>> START
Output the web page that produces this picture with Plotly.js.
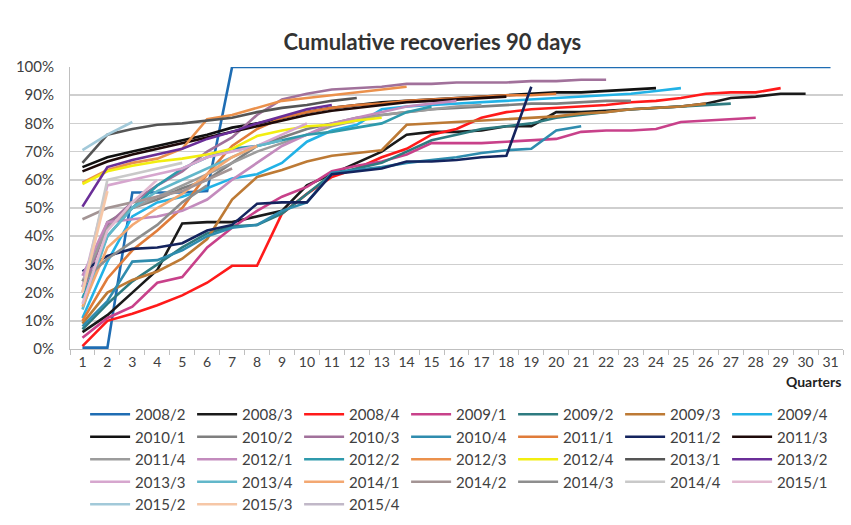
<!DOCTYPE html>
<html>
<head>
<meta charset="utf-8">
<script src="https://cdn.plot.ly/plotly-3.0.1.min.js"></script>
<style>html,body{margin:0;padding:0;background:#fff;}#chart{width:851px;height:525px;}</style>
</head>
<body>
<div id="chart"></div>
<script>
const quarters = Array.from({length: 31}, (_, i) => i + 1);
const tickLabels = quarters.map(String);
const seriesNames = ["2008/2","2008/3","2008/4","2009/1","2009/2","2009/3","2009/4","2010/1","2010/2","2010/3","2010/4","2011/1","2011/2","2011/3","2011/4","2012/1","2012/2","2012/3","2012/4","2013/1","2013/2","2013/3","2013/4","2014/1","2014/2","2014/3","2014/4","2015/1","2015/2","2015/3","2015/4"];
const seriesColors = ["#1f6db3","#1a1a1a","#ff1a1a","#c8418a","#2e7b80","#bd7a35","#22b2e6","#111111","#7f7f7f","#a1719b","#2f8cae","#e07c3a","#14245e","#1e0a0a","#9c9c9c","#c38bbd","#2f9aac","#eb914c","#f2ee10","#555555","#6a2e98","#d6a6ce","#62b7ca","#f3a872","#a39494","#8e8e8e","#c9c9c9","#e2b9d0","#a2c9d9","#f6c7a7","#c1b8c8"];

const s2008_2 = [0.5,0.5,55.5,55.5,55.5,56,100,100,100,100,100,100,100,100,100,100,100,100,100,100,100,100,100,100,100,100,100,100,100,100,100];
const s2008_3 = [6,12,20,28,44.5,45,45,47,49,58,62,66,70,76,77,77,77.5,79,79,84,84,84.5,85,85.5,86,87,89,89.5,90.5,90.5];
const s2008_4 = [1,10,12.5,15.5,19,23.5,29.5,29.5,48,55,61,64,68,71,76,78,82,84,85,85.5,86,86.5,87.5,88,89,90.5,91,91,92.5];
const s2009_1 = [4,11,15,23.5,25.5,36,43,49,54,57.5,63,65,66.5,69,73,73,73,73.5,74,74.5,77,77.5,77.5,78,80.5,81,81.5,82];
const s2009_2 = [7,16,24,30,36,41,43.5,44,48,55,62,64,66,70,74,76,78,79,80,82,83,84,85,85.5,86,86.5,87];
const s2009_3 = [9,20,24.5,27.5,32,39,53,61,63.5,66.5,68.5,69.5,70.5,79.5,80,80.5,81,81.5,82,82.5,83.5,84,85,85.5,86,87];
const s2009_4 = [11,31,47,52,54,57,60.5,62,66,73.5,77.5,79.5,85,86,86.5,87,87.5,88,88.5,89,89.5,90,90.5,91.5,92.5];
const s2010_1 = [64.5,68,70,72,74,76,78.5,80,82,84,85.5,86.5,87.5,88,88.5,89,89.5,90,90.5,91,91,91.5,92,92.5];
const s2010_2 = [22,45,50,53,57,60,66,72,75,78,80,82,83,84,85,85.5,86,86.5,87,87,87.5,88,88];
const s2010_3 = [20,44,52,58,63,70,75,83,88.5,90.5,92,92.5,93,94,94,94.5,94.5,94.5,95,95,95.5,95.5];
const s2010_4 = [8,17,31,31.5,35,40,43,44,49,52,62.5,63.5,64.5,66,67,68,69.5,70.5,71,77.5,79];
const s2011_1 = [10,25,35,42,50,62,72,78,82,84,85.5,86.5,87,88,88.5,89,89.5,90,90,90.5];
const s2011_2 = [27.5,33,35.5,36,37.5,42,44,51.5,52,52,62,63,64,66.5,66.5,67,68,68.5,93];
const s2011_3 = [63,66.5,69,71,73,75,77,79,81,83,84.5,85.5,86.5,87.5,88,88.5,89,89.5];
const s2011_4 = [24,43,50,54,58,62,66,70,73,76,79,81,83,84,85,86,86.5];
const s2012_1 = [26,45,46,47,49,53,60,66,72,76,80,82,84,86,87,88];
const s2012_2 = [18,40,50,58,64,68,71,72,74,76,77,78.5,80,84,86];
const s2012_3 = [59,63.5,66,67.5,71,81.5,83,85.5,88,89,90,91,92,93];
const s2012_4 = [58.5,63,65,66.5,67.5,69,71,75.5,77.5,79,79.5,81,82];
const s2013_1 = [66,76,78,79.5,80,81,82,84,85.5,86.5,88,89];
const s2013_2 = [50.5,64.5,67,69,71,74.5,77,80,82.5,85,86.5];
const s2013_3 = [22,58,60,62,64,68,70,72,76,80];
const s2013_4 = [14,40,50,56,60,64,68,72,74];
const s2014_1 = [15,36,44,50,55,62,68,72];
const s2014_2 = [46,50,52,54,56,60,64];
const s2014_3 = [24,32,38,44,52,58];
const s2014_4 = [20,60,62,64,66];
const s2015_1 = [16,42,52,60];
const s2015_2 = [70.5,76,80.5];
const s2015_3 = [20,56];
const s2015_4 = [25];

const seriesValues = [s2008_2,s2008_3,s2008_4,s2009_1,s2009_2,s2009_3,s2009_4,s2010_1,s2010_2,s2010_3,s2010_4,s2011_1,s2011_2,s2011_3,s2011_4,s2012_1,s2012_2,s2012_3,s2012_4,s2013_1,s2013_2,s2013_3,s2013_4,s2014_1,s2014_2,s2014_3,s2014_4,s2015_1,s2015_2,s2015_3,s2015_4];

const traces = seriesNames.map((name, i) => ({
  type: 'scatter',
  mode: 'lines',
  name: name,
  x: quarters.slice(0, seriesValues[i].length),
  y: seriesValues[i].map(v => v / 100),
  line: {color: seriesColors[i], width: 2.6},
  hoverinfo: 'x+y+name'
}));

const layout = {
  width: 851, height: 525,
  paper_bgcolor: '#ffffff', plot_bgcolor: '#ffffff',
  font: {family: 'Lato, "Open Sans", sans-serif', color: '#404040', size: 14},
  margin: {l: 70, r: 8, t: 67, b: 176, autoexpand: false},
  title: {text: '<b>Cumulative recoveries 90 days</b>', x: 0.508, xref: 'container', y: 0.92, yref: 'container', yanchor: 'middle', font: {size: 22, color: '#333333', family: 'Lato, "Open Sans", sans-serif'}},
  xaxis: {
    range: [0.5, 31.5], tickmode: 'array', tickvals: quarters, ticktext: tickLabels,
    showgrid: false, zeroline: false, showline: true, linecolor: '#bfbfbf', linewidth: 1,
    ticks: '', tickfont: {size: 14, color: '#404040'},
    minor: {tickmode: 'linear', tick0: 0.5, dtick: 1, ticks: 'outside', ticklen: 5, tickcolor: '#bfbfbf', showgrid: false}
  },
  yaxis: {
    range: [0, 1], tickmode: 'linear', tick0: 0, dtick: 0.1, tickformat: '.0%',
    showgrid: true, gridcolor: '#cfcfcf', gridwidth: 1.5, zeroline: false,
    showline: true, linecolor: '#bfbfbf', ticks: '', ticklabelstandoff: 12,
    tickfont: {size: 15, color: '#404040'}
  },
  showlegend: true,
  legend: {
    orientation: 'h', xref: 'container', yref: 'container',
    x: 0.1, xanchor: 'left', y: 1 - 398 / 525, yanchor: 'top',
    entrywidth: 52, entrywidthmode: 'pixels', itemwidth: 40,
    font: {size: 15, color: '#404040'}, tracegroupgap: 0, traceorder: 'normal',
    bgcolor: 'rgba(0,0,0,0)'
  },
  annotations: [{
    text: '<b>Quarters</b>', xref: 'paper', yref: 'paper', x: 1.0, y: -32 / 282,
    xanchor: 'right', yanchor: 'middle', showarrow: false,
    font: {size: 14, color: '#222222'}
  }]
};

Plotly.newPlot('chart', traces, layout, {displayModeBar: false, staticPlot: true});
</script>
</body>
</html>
>> END
Exclude the images and reproduce the remaining data exactly.

Output the web page that produces this picture with Plotly.js.
<!DOCTYPE html>
<html>
<head>
<meta charset="utf-8">
<script src="https://cdn.plot.ly/plotly-3.0.1.min.js"></script>
<style>html,body{margin:0;padding:0;background:#fff;}#chart{width:851px;height:525px;}</style>
</head>
<body>
<div id="chart"></div>
<script>
const quarters = Array.from({length: 31}, (_, i) => i + 1);
const tickLabels = quarters.map(String);
const seriesNames = ["2008/2","2008/3","2008/4","2009/1","2009/2","2009/3","2009/4","2010/1","2010/2","2010/3","2010/4","2011/1","2011/2","2011/3","2011/4","2012/1","2012/2","2012/3","2012/4","2013/1","2013/2","2013/3","2013/4","2014/1","2014/2","2014/3","2014/4","2015/1","2015/2","2015/3","2015/4"];
const seriesColors = ["#1f6db3","#1a1a1a","#ff1a1a","#c8418a","#2e7b80","#bd7a35","#22b2e6","#111111","#7f7f7f","#a1719b","#2f8cae","#e07c3a","#14245e","#1e0a0a","#9c9c9c","#c38bbd","#2f9aac","#eb914c","#f2ee10","#555555","#6a2e98","#d6a6ce","#62b7ca","#f3a872","#a39494","#8e8e8e","#c9c9c9","#e2b9d0","#a2c9d9","#f6c7a7","#c1b8c8"];

const s2008_2 = [0.5,0.5,55.5,55.5,55.5,56,100,100,100,100,100,100,100,100,100,100,100,100,100,100,100,100,100,100,100,100,100,100,100,100,100];
const s2008_3 = [6,12,20,28,44.5,45,45,47,49,58,62,66,70,76,77,77,77.5,79,79,84,84,84.5,85,85.5,86,87,89,89.5,90.5,90.5];
const s2008_4 = [1,10,12.5,15.5,19,23.5,29.5,29.5,48,55,61,64,68,71,76,78,82,84,85,85.5,86,86.5,87.5,88,89,90.5,91,91,92.5];
const s2009_1 = [4,11,15,23.5,25.5,36,43,49,54,57.5,63,65,66.5,69,73,73,73,73.5,74,74.5,77,77.5,77.5,78,80.5,81,81.5,82];
const s2009_2 = [7,16,24,30,36,41,43.5,44,48,55,62,64,66,70,74,76,78,79,80,82,83,84,85,85.5,86,86.5,87];
const s2009_3 = [9,20,24.5,27.5,32,39,53,61,63.5,66.5,68.5,69.5,70.5,79.5,80,80.5,81,81.5,82,82.5,83.5,84,85,85.5,86,87];
const s2009_4 = [11,31,47,52,54,57,60.5,62,66,73.5,77.5,79.5,85,86,86.5,87,87.5,88,88.5,89,89.5,90,90.5,91.5,92.5];
const s2010_1 = [64.5,68,70,72,74,76,78.5,80,82,84,85.5,86.5,87.5,88,88.5,89,89.5,90,90.5,91,91,91.5,92,92.5];
const s2010_2 = [22,45,50,53,57,60,66,72,75,78,80,82,83,84,85,85.5,86,86.5,87,87,87.5,88,88];
const s2010_3 = [20,44,52,58,63,70,75,83,88.5,90.5,92,92.5,93,94,94,94.5,94.5,94.5,95,95,95.5,95.5];
const s2010_4 = [8,17,31,31.5,35,40,43,44,49,52,62.5,63.5,64.5,66,67,68,69.5,70.5,71,77.5,79];
const s2011_1 = [10,25,35,42,50,62,72,78,82,84,85.5,86.5,87,88,88.5,89,89.5,90,90,90.5];
const s2011_2 = [27.5,33,35.5,36,37.5,42,44,51.5,52,52,62,63,64,66.5,66.5,67,68,68.5,93];
const s2011_3 = [63,66.5,69,71,73,75,77,79,81,83,84.5,85.5,86.5,87.5,88,88.5,89,89.5];
const s2011_4 = [24,43,50,54,58,62,66,70,73,76,79,81,83,84,85,86,86.5];
const s2012_1 = [26,45,46,47,49,53,60,66,72,76,80,82,84,86,87,88];
const s2012_2 = [18,40,50,58,64,68,71,72,74,76,77,78.5,80,84,86];
const s2012_3 = [59,63.5,66,67.5,71,81.5,83,85.5,88,89,90,91,92,93];
const s2012_4 = [58.5,63,65,66.5,67.5,69,71,75.5,77.5,79,79.5,81,82];
const s2013_1 = [66,76,78,79.5,80,81,82,84,85.5,86.5,88,89];
const s2013_2 = [50.5,64.5,67,69,71,74.5,77,80,82.5,85,86.5];
const s2013_3 = [22,58,60,62,64,68,70,72,76,80];
const s2013_4 = [14,40,50,56,60,64,68,72,74];
const s2014_1 = [15,36,44,50,55,62,68,72];
const s2014_2 = [46,50,52,54,56,60,64];
const s2014_3 = [24,32,38,44,52,58];
const s2014_4 = [20,60,62,64,66];
const s2015_1 = [16,42,52,60];
const s2015_2 = [70.5,76,80.5];
const s2015_3 = [20,56];
const s2015_4 = [25];

const seriesValues = [s2008_2,s2008_3,s2008_4,s2009_1,s2009_2,s2009_3,s2009_4,s2010_1,s2010_2,s2010_3,s2010_4,s2011_1,s2011_2,s2011_3,s2011_4,s2012_1,s2012_2,s2012_3,s2012_4,s2013_1,s2013_2,s2013_3,s2013_4,s2014_1,s2014_2,s2014_3,s2014_4,s2015_1,s2015_2,s2015_3,s2015_4];

const traces = seriesNames.map((name, i) => ({
  type: 'scatter',
  mode: 'lines',
  name: name,
  x: quarters.slice(0, seriesValues[i].length),
  y: seriesValues[i].map(v => v / 100),
  line: {color: seriesColors[i], width: 2.6},
  hoverinfo: 'x+y+name'
}));

const layout = {
  width: 851, height: 525,
  paper_bgcolor: '#ffffff', plot_bgcolor: '#ffffff',
  font: {family: 'Lato, "Open Sans", sans-serif', color: '#404040', size: 14},
  margin: {l: 70, r: 8, t: 67, b: 176, autoexpand: false},
  title: {text: '<b>Cumulative recoveries 90 days</b>', x: 0.508, xref: 'container', y: 0.92, yref: 'container', yanchor: 'middle', font: {size: 22, color: '#333333', family: 'Lato, "Open Sans", sans-serif'}},
  xaxis: {
    range: [0.5, 31.5], tickmode: 'array', tickvals: quarters, ticktext: tickLabels,
    showgrid: false, zeroline: false, showline: true, linecolor: '#bfbfbf', linewidth: 1,
    ticks: '', tickfont: {size: 14, color: '#404040'},
    minor: {tickmode: 'linear', tick0: 0.5, dtick: 1, ticks: 'outside', ticklen: 5, tickcolor: '#bfbfbf', showgrid: false}
  },
  yaxis: {
    range: [0, 1], tickmode: 'linear', tick0: 0, dtick: 0.1, tickformat: '.0%',
    showgrid: true, gridcolor: '#cfcfcf', gridwidth: 1.5, zeroline: false,
    showline: true, linecolor: '#bfbfbf', ticks: '', ticklabelstandoff: 12,
    tickfont: {size: 15, color: '#404040'}
  },
  showlegend: true,
  legend: {
    orientation: 'h', xref: 'container', yref: 'container',
    x: 0.1, xanchor: 'left', y: 1 - 398 / 525, yanchor: 'top',
    entrywidth: 52, entrywidthmode: 'pixels', itemwidth: 40,
    font: {size: 15, color: '#404040'}, tracegroupgap: 0, traceorder: 'normal',
    bgcolor: 'rgba(0,0,0,0)'
  },
  annotations: [{
    text: '<b>Quarters</b>', xref: 'paper', yref: 'paper', x: 1.0, y: -32 / 282,
    xanchor: 'right', yanchor: 'middle', showarrow: false,
    font: {size: 14, color: '#222222'}
  }]
};

Plotly.newPlot('chart', traces, layout, {displayModeBar: false, staticPlot: true});
</script>
</body>
</html>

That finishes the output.